QUEBEC, CANADA – Prime Minister Shinzo Abe has reiterated his desire to hold a bilateral summit with North Korea to resolve the abduction issue.
“I’m determined to resolve the abduction issue through direct talks between our country and North Korea,” he said at a news conference Saturday to wrap up his visits to the United States and Canada. “I strongly hope that major results will be achieved” at a historic meeting between U.S. President Donald Trump and North Korean leader Kim Jong Un on Tuesday in Singapore, Abe added.
Referring to his meeting with Trump in Washington last Thursday, Abe said, “President Trump promised me that he will cooperate to resolve the abduction issue and take up the matter at his summit with Kim.
“It is important that any summit between Japan and North Korea will lead to a solution to Pyongyang’s nuclear and missile development programs, and above all the issue of the abductions, which is of great significance to our country,” Abe stressed. “I think it would be good if a Japan-North Korea summit is held in a way to help resolve these issues.”
The issue involves Japanese who were whisked away to the reclusive state decades ago by North Korean spies.
If the nuclear, missile and abduction issues are resolved, Japan would be ready to settle the unfortunate past, normalize its relations with North Korea and provide it with economic assistance, based on the 2002 Pyongyang Declaration adopted by the two countries, Abe said.

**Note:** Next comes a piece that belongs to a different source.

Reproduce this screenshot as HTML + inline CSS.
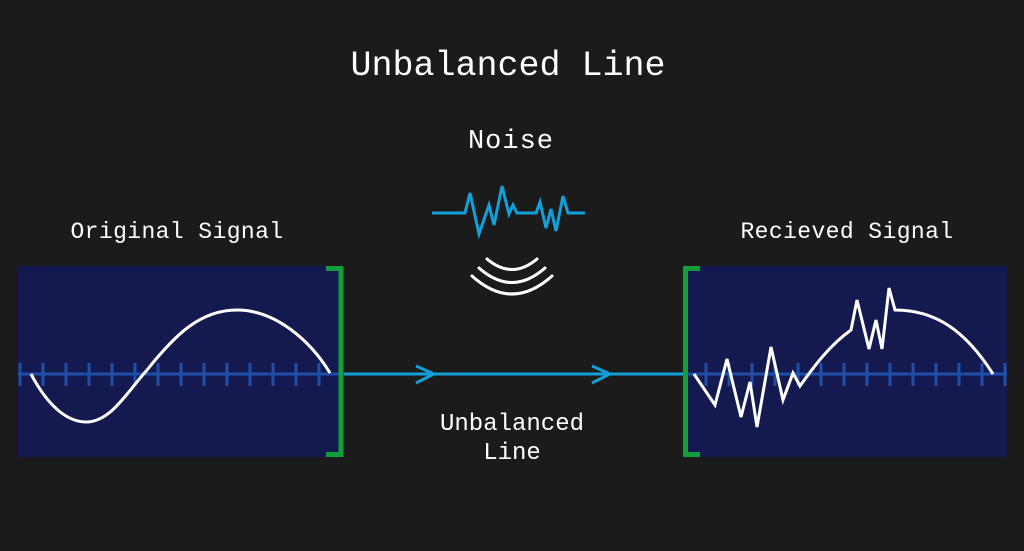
<!DOCTYPE html>
<html><head><meta charset="utf-8"><style>
html,body{margin:0;padding:0;background:#1b1b1b;}
svg{display:block}
text{font-family:"Liberation Mono",monospace;fill:#fff;}
</style></head><body>
<svg width="1024" height="551" viewBox="0 0 1024 551" xmlns="http://www.w3.org/2000/svg">
<rect width="1024" height="551" fill="#1b1b1b"/>
<text x="508" y="75" font-size="35" text-anchor="middle">Unbalanced Line</text>
<text x="511" y="148" font-size="27" text-anchor="middle" letter-spacing="1">Noise</text>
<text x="177" y="238" font-size="23" text-anchor="middle" letter-spacing="0.4">Original Signal</text>
<text x="847" y="238" font-size="23" text-anchor="middle" letter-spacing="0.4">Recieved Signal</text>
<text x="512" y="430" font-size="24" text-anchor="middle">Unbalanced</text>
<text x="512" y="459" font-size="24" text-anchor="middle">Line</text>

<!-- noise -->
<polyline points="432,213 465,213 470,193 479,234 489,205 494,225 502,186 509,214 513,205 517,213 536,213 540,202 546,228 551,209 556,231 563,196 568,213 585,213" fill="none" stroke="#12a0d8" stroke-width="3" stroke-linejoin="miter"/>
<g fill="none" stroke="#fff" stroke-width="3" stroke-linecap="round">
<path d="M487,259 Q512,280 537,259"/>
<path d="M479,268 Q512,297 545,268"/>
<path d="M472,276 Q512,312 552,276"/>
</g>

<!-- left box -->
<rect x="18" y="266" width="324" height="191" fill="#141a4f"/>
<line x1="18" y1="374" x2="342" y2="374" stroke="#1f4fa8" stroke-width="3"/>
<g stroke="#1f4fa8" stroke-width="3">
<line x1="20" y1="363" x2="20" y2="386"/><line x1="43" y1="363" x2="43" y2="386"/><line x1="66" y1="363" x2="66" y2="386"/><line x1="89" y1="363" x2="89" y2="386"/><line x1="112" y1="363" x2="112" y2="386"/><line x1="135" y1="363" x2="135" y2="386"/><line x1="158" y1="363" x2="158" y2="386"/><line x1="181" y1="363" x2="181" y2="386"/><line x1="204" y1="363" x2="204" y2="386"/><line x1="227" y1="363" x2="227" y2="386"/><line x1="250" y1="363" x2="250" y2="386"/><line x1="273" y1="363" x2="273" y2="386"/><line x1="296" y1="363" x2="296" y2="386"/><line x1="319" y1="363" x2="319" y2="386"/>
</g>
<path d="M31,374 C50,410 70,422 86,422 C110,422 125,395 147,370 C175,335 200,310 237,310 C275,310 310,340 330,373" fill="none" stroke="#fff" stroke-width="3"/>
<path d="M326,268.5 H341 V454.5 H326" fill="none" stroke="#0fa03c" stroke-width="5"/>

<!-- line -->
<line x1="344" y1="374" x2="683" y2="374" stroke="#12a0d8" stroke-width="3"/>
<polyline points="416,366 434,374 416,383" fill="none" stroke="#12a0d8" stroke-width="3"/>
<polyline points="592,366 610,374 592,383" fill="none" stroke="#12a0d8" stroke-width="3"/>

<!-- right box -->
<rect x="683" y="266" width="324" height="191" fill="#141a4f"/>
<line x1="683" y1="374" x2="1007" y2="374" stroke="#1f4fa8" stroke-width="3"/>
<g stroke="#1f4fa8" stroke-width="3">
<line x1="706" y1="363" x2="706" y2="386"/><line x1="729" y1="363" x2="729" y2="386"/><line x1="752" y1="363" x2="752" y2="386"/><line x1="775" y1="363" x2="775" y2="386"/><line x1="798" y1="363" x2="798" y2="386"/><line x1="821" y1="363" x2="821" y2="386"/><line x1="844" y1="363" x2="844" y2="386"/><line x1="867" y1="363" x2="867" y2="386"/><line x1="890" y1="363" x2="890" y2="386"/><line x1="913" y1="363" x2="913" y2="386"/><line x1="936" y1="363" x2="936" y2="386"/><line x1="959" y1="363" x2="959" y2="386"/><line x1="982" y1="363" x2="982" y2="386"/><line x1="1005" y1="363" x2="1005" y2="386"/>
</g>
<path d="M694,374 L715,405 L727,359 L741,417 L750,382 L757,427 L771,347 L783,400 L793,373 L800,386 C815,365 830,345 851,330 L857,300 L869,349 L876,320 L882,349 L889,288 L895,310 C935,310 965,330 993,374" fill="none" stroke="#fff" stroke-width="3" stroke-linejoin="miter"/>
<path d="M700,268.5 H685.5 V454.5 H700" fill="none" stroke="#0fa03c" stroke-width="5"/>
</svg>
</body></html>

North Korean issues were also discussed at the two-day summit of the Group of Seven major industrial nations in Charlevoix, eastern Canada, through Saturday, and the leaders of Britain, Canada, France, Germany, Italy, Japan and the United States plus the European Union reconfirmed that the international society should unite in fully implementing U.N. Security Council sanctions resolutions against Pyongyang, according to Abe.
At the G7 summit, the United States and other members crossed swords over trade issues at a time when the Trump administration is leaning toward protectionist moves.
Over the United States’ recently introduced additional steel and aluminum import tariffs targeting Japan and other countries, Abe suggested that Tokyo hopes to find a common ground with Washington through a new bilateral trade dialogue framework, which will be co-led by economic and fiscal policy minister Toshimitsu Motegi and U.S. Trade Representative Robert Lighthizer.
“We want to hold constructive discussions with the United States so that mutually beneficial results will be produced,” Abe said. No country can benefit from exchanges of trade restriction measures, he said.
Abe showed some understanding for Trump’s proposal to allow Russia to return to the framework of the world’s major powers. “It is necessary to seek Russia’s constructive role” to help resolve challenges facing the international society, he said.